Quello di Gesù, però, non è un ottimismo ingenuo: il Suo sguardo positivo sull’esito del raccolto di questa semina deriva dalla conoscenza perfetta del cuore del Padre, ricco di bontà e misericordia, nonché dalla Sua fiducia nell’uomo e nella Sua capacità di accogliere con gioia il Vangelo.
Perché diciamo «venga il tuo regno»?
Ma se il Regno dei cieli ha tutta questa forza ed è capace di frutti così abbondanti, perché ogni giorno, nel Padre Nostro, preghiamo dicendo «venga il tuo regno»?
Perché – se è pur vero che, cascasse il mondo, il regno dei cieli verrà – esso non si instaurerà dentro di noi finché noi non lo accoglieremo con libertà e umiltà.
Nelle “puntate precedenti”, infatti, Gesù ci ha detto:
«Non chiunque mi dice: “Signore, Signore”, entrerà nel regno dei cieli, ma colui che fa la volontà del Padre mio che è nei cieli» (cfr Mt 7,21).

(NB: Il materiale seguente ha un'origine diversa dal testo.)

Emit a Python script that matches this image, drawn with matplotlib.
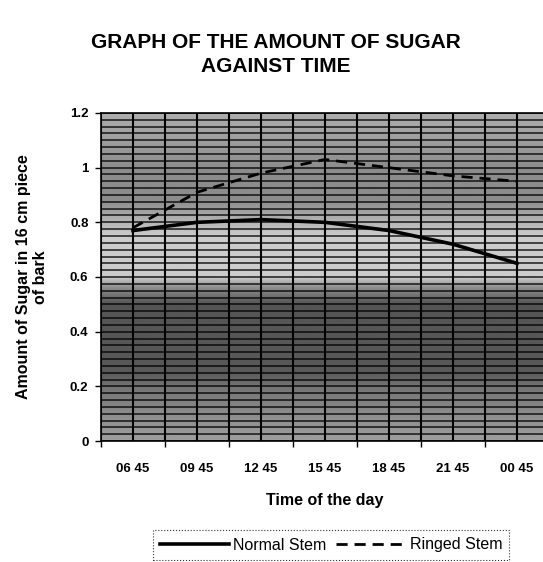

«Infatti: se la vostra giustizia non supererà quella degli scribi e dei farisei, non entrerete nel regno dei cieli» (cfr Mt 5,20).
Cominciamo con lo stare per terra
Il Regno dei Cieli è già presente in questo mondo, ma per ora appartiene solo ai poveri in spirito e ai perseguitati per la giustizia (cfr Mt 5,3.10), insomma, ai miti e agli umili, di cui ragionavamo domenica scorsa.
Perciò, prima ancora di chiederci che tipo di terreno siamo o vogliamo essere, cominciamo, anzitutto ad essere terra, humus, a stare coi piedi per terra, perché finché non scenderemo dal piedistallo dove spesso ci innalziamo o non planeremo dal cielo in cui spesso svolazziamo guardando tutti dall’alto verso il basso, il seme nemmeno ci cadrà addosso!